Comments from both Jerzy Kanal, head of Berlin’s Jewish community and Ignatz Bubis, chairman of the Central Council of Jews in Germany, showed that Herzog was not their first choice.

“I don’t take it as a tragedy,” Kanal told the Jewish Telegraphic Agency on Tuesday.

The Berlin leader said he was not sure what Herzog’s views were toward Israel. But he added that “they are surely not negative. He has some Jewish acquaintances.”

Kanal noted that Herzog’s chief opponent, Social Democratic leader Johannes Rau “is maybe a bit more liberal and is more involved in political life.”

Public opinion polls showed that if voters had elected the president directly — rather than by the electoral college system currently in use — Rau would have won.

But the election was seen as a test of Chancellor Helmut Kohl and his Christian Democratic Union. Kohl strongly backed Herzog, and warned Christian Democratic delegates to the special assembly that if Herzog lost, the party’s chances in this fall’s elections would suffer.

The role of president in Germany is largely ceremonial. But von Weizsacker, with his aristocratic elegance and his efforts on behalf of minorities, gave the position a certain flair during his 10 years at the post.

Von Weizsacker also won over Jewish groups by using his position to remind Germans time and again not to forget their wartime past and to warn against a resurgence of xenophobia in the country.

In a radio interview Monday, Bubis called Herzog’s election “a good choice, but it would have been equally good for me if Rau or (Free Democratic Party candidate) Hildegard Hamm-Bruecher had been elected.”
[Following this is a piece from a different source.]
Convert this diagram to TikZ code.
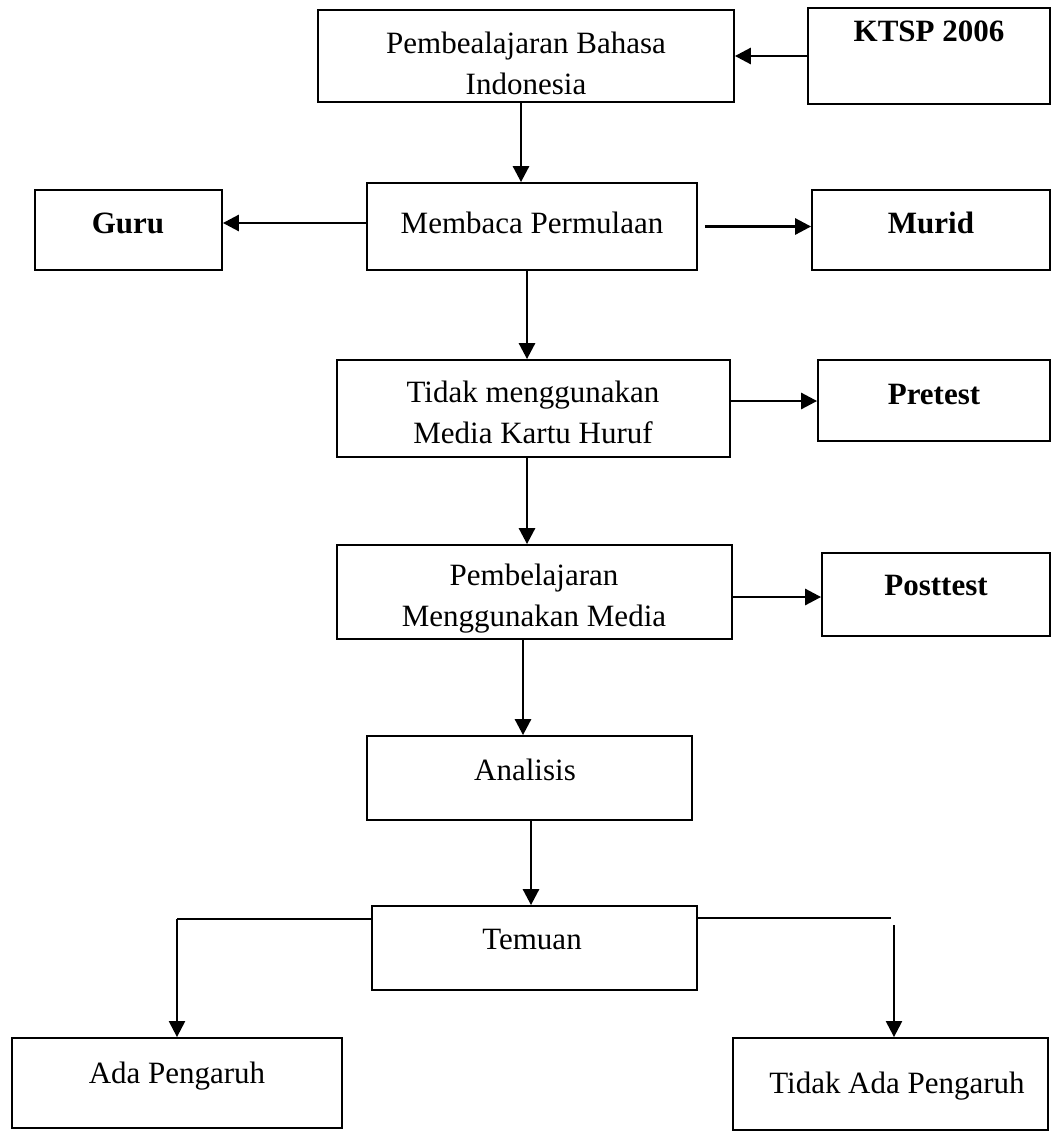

HERZOG ELECTED IN THIRD ROUND OF VOTING

It was unclear whether Bubis had voted for Herzog. As a long-time member of the centrist Free Democratic Party, he cast a vote during Monday’s election, and his party had a key role in the voting.

Herzog was elected in the third round of voting with 696 votes to Rau’s 605. This followed the withdrawal of Hamm-Bruecher’s candidacy before the third round and a 69-40 decision by the Free Democratic Party to support Herzog.
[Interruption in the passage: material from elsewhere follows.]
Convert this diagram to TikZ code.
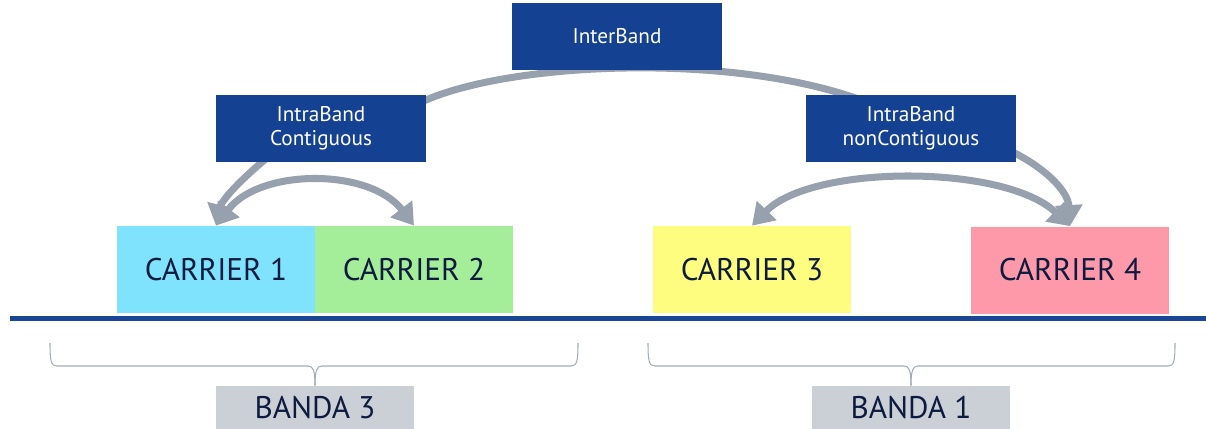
\documentclass[tikz,border=0pt]{standalone}
\usepackage{fontspec}
\newfontfamily\ptsfont{PT Sans}
\usetikzlibrary{arrows.meta,calc}
\definecolor{boxblue}{RGB}{20,65,145}
\definecolor{lineblue}{RGB}{26,71,149}
\definecolor{cone}{RGB}{128,227,253}
\definecolor{ctwo}{RGB}{165,238,153}
\definecolor{cthree}{RGB}{254,253,128}
\definecolor{cfour}{RGB}{254,153,169}
\definecolor{bandagray}{RGB}{203,207,214}
\definecolor{arrowgray}{RGB}{151,160,173}
\definecolor{bracegray}{RGB}{163,172,187}
\definecolor{darktext}{RGB}{13,27,62}
\pgfdeclarelayer{bg}
\pgfsetlayers{bg,main}
\tikzset{
  catbox/.style={fill=boxblue, text=white, inner sep=0pt, align=center,
    minimum width=210*0.02cm, minimum height=67*0.02cm,
    font=\ptsfont\fontsize{12.1}{13.6}\selectfont},
  carrierbox/.style={inner sep=0pt, text=darktext,
    minimum width=198*0.02cm, minimum height=87*0.02cm,
    font=\ptsfont\fontsize{17.8}{21}\selectfont},
  bandabox/.style={fill=bandagray, inner sep=0pt, text=darktext,
    minimum width=198*0.02cm, minimum height=43*0.02cm,
    font=\ptsfont\fontsize{17.8}{21}\selectfont},
  grayarrow/.style={draw=arrowgray, line width=4pt,
    -{Triangle[length=12pt,width=15pt]}},
  graydouble/.style={draw=arrowgray, line width=4pt,
    {Triangle[length=12pt,width=15pt]}-{Triangle[length=12pt,width=15pt]}},
  bracestyle/.style={draw=bracegray, line width=0.6pt},
}
\begin{document}
\begin{tikzpicture}[x=0.02cm, y=-0.02cm]
\useasboundingbox (0,0) rectangle (1206,429);
% boxes
\node[catbox] (inter) at (617,36.5) {InterBand};
\node[catbox] (ibc) at (321,128.5) {IntraBand\\Contiguous};
\node[catbox] (ibn) at (911,128.5) {IntraBand\\nonContiguous};
\node[carrierbox, fill=cone] (c1) at (216,269.5) {CARRIER 1};
\node[carrierbox, fill=ctwo] (c2) at (414,269.5) {CARRIER 2};
\node[carrierbox, fill=cthree] (c3) at (752,269.5) {CARRIER 3};
\node[carrierbox, fill=cfour] (c4) at (1070,270) {CARRIER 4};
\node[bandabox] (b3) at (315,407.5) {BANDA 3};
\node[bandabox] (b1) at (911,407.5) {BANDA 1};
% baseline
\draw[draw=lineblue, line width=2.83pt] (10,318.5) -- (1206,318.5);
% arrows behind boxes
\begin{pgfonlayer}{bg}
\draw[draw=arrowgray, line width=4pt]
  ($(ibc.north)+(79,20)$) .. controls (470,60) and (760,45) .. ($(ibn.north)+(-16,20)$);
\draw[grayarrow] ($(ibc.south)+(-52,-6)$) .. controls (240,180) and (222,200) .. (c1.north);
\draw[graydouble] (c1.north) .. controls (260,168) and (370,168) .. (c2.north);
\draw[grayarrow] ($(ibn.south)+(94,-14)$) .. controls (1042,165) and (1068,190) .. (c4.north);
\draw[graydouble] (c3.north) .. controls (812,164) and (1005,164) .. (c4.north);
\end{pgfonlayer}
% braces
\draw[bracestyle] (50,343) .. controls (50,361) and (51,366) .. (57,366) -- (308,366)
  .. controls (313,366) and (315,370) .. (b3.north);
\draw[bracestyle] (578,343) .. controls (578,361) and (577,366) .. (571,366) -- (322,366)
  .. controls (317,366) and (315,370) .. (b3.north);
\draw[bracestyle] (648,343) .. controls (648,361) and (649,366) .. (655,366) -- (904,366)
  .. controls (909,366) and (911,370) .. (b1.north);
\draw[bracestyle] (1175,343) .. controls (1175,361) and (1174,366) .. (1168,366) -- (918,366)
  .. controls (913,366) and (911,370) .. (b1.north);
\end{tikzpicture}
\end{document}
A candidate proposed at the last minute by the radical right-wing Republicans received 11 votes in the final round.

Herzog, chief justice of Germany’s highest court and relatively unknown to the German public, had created some controversy before his election.

Earlier this month, he irritated even members of his own party when, in the course of a newspaper interview, he said that foreigners living here for the second or third generation should be faced with the choice of becoming German citizens or leaving Germany.

The remark, which he later retracted, prompted protests from the Free Democratic Party, the junior coalition partner whose support was crucial for Herzog’s election.

Herzog’s attitudes toward anti-Semitism and xenophobia were put to a test when he responded last week to a question put to him at a televised debate by a young Jew from Dusseldorf.

The man referred emotionally to the recent wave of neo-Nazi violence in Germany and to the recent firebomb attack on a synagogue in the northern German city of Lubeck. But he got no specific answer other than a general remark about the fact that “some old Nazis” were still around.

But with the election now over, the country as a whole is giving the new, largely unknown president the chance to clarify his positions on such crucial matters as the growing wave of right-wing extremism and how Germany should deal with its Nazi past. (Contributing to this report was JTA correspondent David Kantor in Bonn.)